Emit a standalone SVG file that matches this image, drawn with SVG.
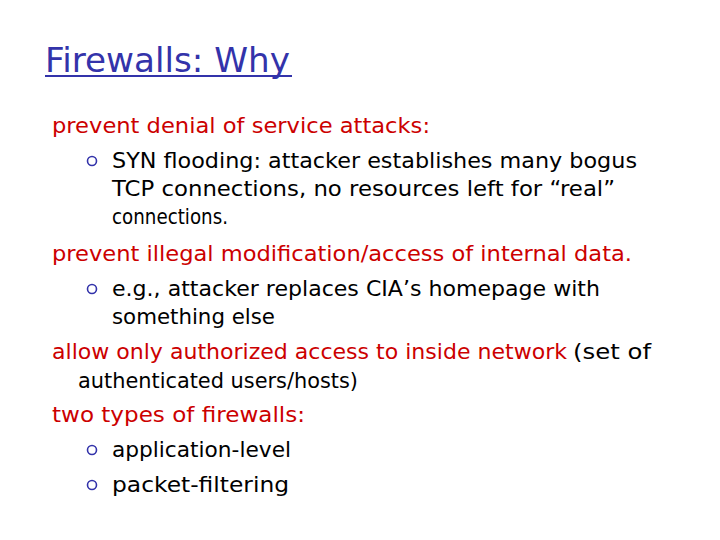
<svg xmlns="http://www.w3.org/2000/svg" width="720" height="540" viewBox="0 0 720 540">
<style>
text{font-family:"DejaVu Sans","Liberation Sans",sans-serif;font-size:22px}
.r{fill:#cc0000}.k{fill:#000}
.b{fill:none;stroke:#3333aa;stroke-width:1.6}
</style>
<rect width="720" height="540" fill="#fff"/>
<g id="title">
<text x="45" y="72" style="font-size:34px" fill="#3333aa" textLength="245" lengthAdjust="spacingAndGlyphs">Firewalls: Why</text>
<line x1="45" y1="76" x2="292" y2="76" stroke="#3333aa" stroke-width="2"/>
</g>
<g id="body">
<text class="r" x="52" y="133" textLength="378" lengthAdjust="spacingAndGlyphs">prevent denial of service attacks:</text>
<circle class="b" cx="92" cy="161" r="4.5"/>
<text class="k" x="112" y="168" textLength="525" lengthAdjust="spacingAndGlyphs">SYN flooding: attacker establishes many bogus</text>
<text class="k" x="112" y="196" textLength="503" lengthAdjust="spacingAndGlyphs">TCP connections, no resources left for “real”</text>
<text class="k" x="112" y="224" textLength="116" lengthAdjust="spacingAndGlyphs">connections.</text>
<text class="r" x="52" y="261" textLength="580" lengthAdjust="spacingAndGlyphs">prevent illegal modification/access of internal data.</text>
<circle class="b" cx="92" cy="289" r="4.5"/>
<text class="k" x="112" y="296" textLength="488" lengthAdjust="spacingAndGlyphs">e.g., attacker replaces CIA’s homepage with</text>
<text class="k" x="112" y="324" textLength="163" lengthAdjust="spacingAndGlyphs">something else</text>
<text class="r" x="52" y="359" textLength="515" lengthAdjust="spacingAndGlyphs">allow only authorized access to inside network</text>
<text class="k" x="573" y="359" textLength="78" lengthAdjust="spacingAndGlyphs">(set of</text>
<text class="k" x="78" y="388" textLength="280" lengthAdjust="spacingAndGlyphs">authenticated users/hosts)</text>
<text class="r" x="52" y="422" textLength="253" lengthAdjust="spacingAndGlyphs">two types of firewalls:</text>
<circle class="b" cx="92" cy="450" r="4.5"/>
<text class="k" x="112" y="457" textLength="179" lengthAdjust="spacingAndGlyphs">application-level</text>
<circle class="b" cx="92" cy="485" r="4.5"/>
<text class="k" x="112" y="492" textLength="177" lengthAdjust="spacingAndGlyphs">packet-filtering</text>
</g>
</svg>
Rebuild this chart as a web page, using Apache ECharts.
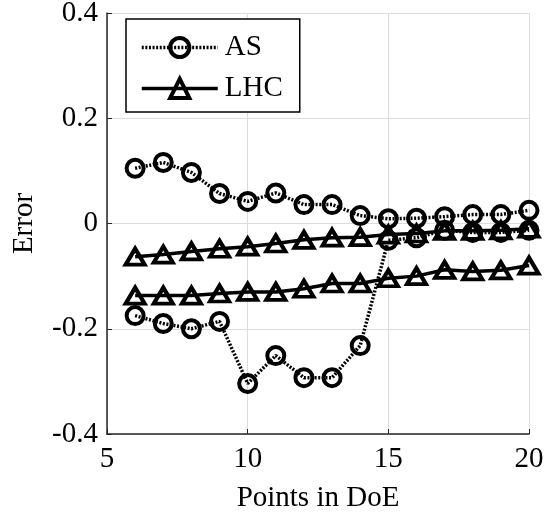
<!DOCTYPE html>
<html>
<head>
<meta charset="utf-8">
<script src="https://cdn.jsdelivr.net/npm/echarts@6/dist/echarts.min.js"></script>
<style>html,body{margin:0;padding:0;background:#fff}#c{width:545px;height:512px}</style>
</head>
<body>
<div id="c"></div>
<script>
var xs = [6,7,8,9,10,11,12,13,14,15,16,17,18,19,20];
var asUpper = [0.105,0.116,0.097,0.057,0.042,0.058,0.036,0.036,0.015,0.009,0.010,0.013,0.017,0.017,0.025];
var asLower = [-0.175,-0.190,-0.200,-0.186,-0.304,-0.251,-0.293,-0.293,-0.232,-0.032,-0.027,-0.013,-0.017,-0.017,-0.013];
var lhcUpper = [-0.063,-0.059,-0.053,-0.048,-0.044,-0.038,-0.031,-0.027,-0.026,-0.021,-0.019,-0.014,-0.014,-0.013,-0.010];
var lhcLower = [-0.137,-0.137,-0.137,-0.133,-0.130,-0.130,-0.124,-0.114,-0.114,-0.104,-0.100,-0.088,-0.091,-0.089,-0.080];
var xTicks = [5,10,15,20];
var yTicks = [-0.4,-0.2,0,0.2,0.4];

function pairs(v){ return xs.map(function(x,i){ return [x, v[i]]; }); }
var font = 'Liberation Serif';
function asSeries(v){
  return {name:'AS', type:'line', data:pairs(v), symbol:'circle', symbolSize:17,
    lineStyle:{color:'#000', width:3.5, type:[2,1.6]},
    itemStyle:{color:'rgba(0,0,0,0)', borderColor:'#000', borderWidth:4}, z:3};
}
function lhcSeries(v){
  return {name:'LHC', type:'line', data:pairs(v), symbol:'triangle', symbolSize:[19,16],
    lineStyle:{color:'#000', width:3.5, type:'solid'},
    itemStyle:{color:'rgba(0,0,0,0)', borderColor:'#000', borderWidth:4}, z:2};
}
var chart = echarts.init(document.getElementById('c'), null, {renderer:'canvas'});
chart.setOption({
  animation:false,
  backgroundColor:'#fff',
  textStyle:{fontFamily:font},
  grid:{left:107, right:16, top:13, bottom:78, containLabel:false, outerBoundsMode:'none'},
  legend:{
    orient:'vertical', left:126, top:19, padding:[14,17,9,14],
    borderColor:'#000', borderWidth:1.5, backgroundColor:'#fff',
    itemWidth:76, itemHeight:24, itemGap:12,
    lineStyle:{width:3.5},
    itemStyle:{borderWidth:4},
    textStyle:{fontFamily:font, fontSize:29, color:'#000', padding:[0,0,0,2]},
    data:['AS','LHC']
  },
  xAxis:{
    type:'value', min:5, max:20, interval:5,
    name:'Points in DoE', nameLocation:'middle', nameGap:50,
    nameTextStyle:{fontFamily:font, fontSize:29, color:'#000'},
    axisLine:{show:true, onZero:false, lineStyle:{color:'#262626', width:1.5}},
    axisTick:{show:true, inside:true, length:5, lineStyle:{color:'#262626'}},
    axisLabel:{fontFamily:font, fontSize:29, color:'#000', margin:11,
      formatter:function(v){ return xTicks.indexOf(v)>=0 ? String(v) : ''; }},
    splitLine:{show:true, lineStyle:{color:'#dcdcdc', width:1}}
  },
  yAxis:{
    type:'value', min:-0.4, max:0.4, interval:0.2,
    name:'Error', nameLocation:'middle', nameGap:68, nameRotate:90,
    nameTextStyle:{fontFamily:font, fontSize:29, color:'#000'},
    axisLine:{show:true, onZero:false, lineStyle:{color:'#262626', width:1.5}},
    axisTick:{show:true, inside:true, length:5, lineStyle:{color:'#262626'}},
    axisLabel:{fontFamily:font, fontSize:29, color:'#000', margin:9,
      formatter:function(v){ var r=Math.round(v*10)/10; var s = r===0 ? '0' : r.toFixed(1); return s; }},
    splitLine:{show:true, lineStyle:{color:'#dcdcdc', width:1}}
  },
  series:[asSeries(asUpper), asSeries(asLower), lhcSeries(lhcUpper), lhcSeries(lhcLower)]
});
</script>
</body>
</html>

━━━━━━━━━━━━━━━━

Leave the pictures out, and transcribe each of the records exactly.

> _FULL OUTPUT_:
Emit a standalone SVG file that matches this image, drawn with SVG.
<svg xmlns="http://www.w3.org/2000/svg" width="720" height="540" viewBox="0 0 720 540">
<style>
text{font-family:"DejaVu Sans","Liberation Sans",sans-serif;font-size:22px}
.r{fill:#cc0000}.k{fill:#000}
.b{fill:none;stroke:#3333aa;stroke-width:1.6}
</style>
<rect width="720" height="540" fill="#fff"/>
<g id="title">
<text x="45" y="72" style="font-size:34px" fill="#3333aa" textLength="245" lengthAdjust="spacingAndGlyphs">Firewalls: Why</text>
<line x1="45" y1="76" x2="292" y2="76" stroke="#3333aa" stroke-width="2"/>
</g>
<g id="body">
<text class="r" x="52" y="133" textLength="378" lengthAdjust="spacingAndGlyphs">prevent denial of service attacks:</text>
<circle class="b" cx="92" cy="161" r="4.5"/>
<text class="k" x="112" y="168" textLength="525" lengthAdjust="spacingAndGlyphs">SYN flooding: attacker establishes many bogus</text>
<text class="k" x="112" y="196" textLength="503" lengthAdjust="spacingAndGlyphs">TCP connections, no resources left for “real”</text>
<text class="k" x="112" y="224" textLength="116" lengthAdjust="spacingAndGlyphs">connections.</text>
<text class="r" x="52" y="261" textLength="580" lengthAdjust="spacingAndGlyphs">prevent illegal modification/access of internal data.</text>
<circle class="b" cx="92" cy="289" r="4.5"/>
<text class="k" x="112" y="296" textLength="488" lengthAdjust="spacingAndGlyphs">e.g., attacker replaces CIA’s homepage with</text>
<text class="k" x="112" y="324" textLength="163" lengthAdjust="spacingAndGlyphs">something else</text>
<text class="r" x="52" y="359" textLength="515" lengthAdjust="spacingAndGlyphs">allow only authorized access to inside network</text>
<text class="k" x="573" y="359" textLength="78" lengthAdjust="spacingAndGlyphs">(set of</text>
<text class="k" x="78" y="388" textLength="280" lengthAdjust="spacingAndGlyphs">authenticated users/hosts)</text>
<text class="r" x="52" y="422" textLength="253" lengthAdjust="spacingAndGlyphs">two types of firewalls:</text>
<circle class="b" cx="92" cy="450" r="4.5"/>
<text class="k" x="112" y="457" textLength="179" lengthAdjust="spacingAndGlyphs">application-level</text>
<circle class="b" cx="92" cy="485" r="4.5"/>
<text class="k" x="112" y="492" textLength="177" lengthAdjust="spacingAndGlyphs">packet-filtering</text>
</g>
</svg>
Rebuild this chart as a web page, using Apache ECharts.
<!DOCTYPE html>
<html>
<head>
<meta charset="utf-8">
<script src="https://cdn.jsdelivr.net/npm/echarts@6/dist/echarts.min.js"></script>
<style>html,body{margin:0;padding:0;background:#fff}#c{width:545px;height:512px}</style>
</head>
<body>
<div id="c"></div>
<script>
var xs = [6,7,8,9,10,11,12,13,14,15,16,17,18,19,20];
var asUpper = [0.105,0.116,0.097,0.057,0.042,0.058,0.036,0.036,0.015,0.009,0.010,0.013,0.017,0.017,0.025];
var asLower = [-0.175,-0.190,-0.200,-0.186,-0.304,-0.251,-0.293,-0.293,-0.232,-0.032,-0.027,-0.013,-0.017,-0.017,-0.013];
var lhcUpper = [-0.063,-0.059,-0.053,-0.048,-0.044,-0.038,-0.031,-0.027,-0.026,-0.021,-0.019,-0.014,-0.014,-0.013,-0.010];
var lhcLower = [-0.137,-0.137,-0.137,-0.133,-0.130,-0.130,-0.124,-0.114,-0.114,-0.104,-0.100,-0.088,-0.091,-0.089,-0.080];
var xTicks = [5,10,15,20];
var yTicks = [-0.4,-0.2,0,0.2,0.4];

function pairs(v){ return xs.map(function(x,i){ return [x, v[i]]; }); }
var font = 'Liberation Serif';
function asSeries(v){
  return {name:'AS', type:'line', data:pairs(v), symbol:'circle', symbolSize:17,
    lineStyle:{color:'#000', width:3.5, type:[2,1.6]},
    itemStyle:{color:'rgba(0,0,0,0)', borderColor:'#000', borderWidth:4}, z:3};
}
function lhcSeries(v){
  return {name:'LHC', type:'line', data:pairs(v), symbol:'triangle', symbolSize:[19,16],
    lineStyle:{color:'#000', width:3.5, type:'solid'},
    itemStyle:{color:'rgba(0,0,0,0)', borderColor:'#000', borderWidth:4}, z:2};
}
var chart = echarts.init(document.getElementById('c'), null, {renderer:'canvas'});
chart.setOption({
  animation:false,
  backgroundColor:'#fff',
  textStyle:{fontFamily:font},
  grid:{left:107, right:16, top:13, bottom:78, containLabel:false, outerBoundsMode:'none'},
  legend:{
    orient:'vertical', left:126, top:19, padding:[14,17,9,14],
    borderColor:'#000', borderWidth:1.5, backgroundColor:'#fff',
    itemWidth:76, itemHeight:24, itemGap:12,
    lineStyle:{width:3.5},
    itemStyle:{borderWidth:4},
    textStyle:{fontFamily:font, fontSize:29, color:'#000', padding:[0,0,0,2]},
    data:['AS','LHC']
  },
  xAxis:{
    type:'value', min:5, max:20, interval:5,
    name:'Points in DoE', nameLocation:'middle', nameGap:50,
    nameTextStyle:{fontFamily:font, fontSize:29, color:'#000'},
    axisLine:{show:true, onZero:false, lineStyle:{color:'#262626', width:1.5}},
    axisTick:{show:true, inside:true, length:5, lineStyle:{color:'#262626'}},
    axisLabel:{fontFamily:font, fontSize:29, color:'#000', margin:11,
      formatter:function(v){ return xTicks.indexOf(v)>=0 ? String(v) : ''; }},
    splitLine:{show:true, lineStyle:{color:'#dcdcdc', width:1}}
  },
  yAxis:{
    type:'value', min:-0.4, max:0.4, interval:0.2,
    name:'Error', nameLocation:'middle', nameGap:68, nameRotate:90,
    nameTextStyle:{fontFamily:font, fontSize:29, color:'#000'},
    axisLine:{show:true, onZero:false, lineStyle:{color:'#262626', width:1.5}},
    axisTick:{show:true, inside:true, length:5, lineStyle:{color:'#262626'}},
    axisLabel:{fontFamily:font, fontSize:29, color:'#000', margin:9,
      formatter:function(v){ var r=Math.round(v*10)/10; var s = r===0 ? '0' : r.toFixed(1); return s; }},
    splitLine:{show:true, lineStyle:{color:'#dcdcdc', width:1}}
  },
  series:[asSeries(asUpper), asSeries(asLower), lhcSeries(lhcUpper), lhcSeries(lhcLower)]
});
</script>
</body>
</html>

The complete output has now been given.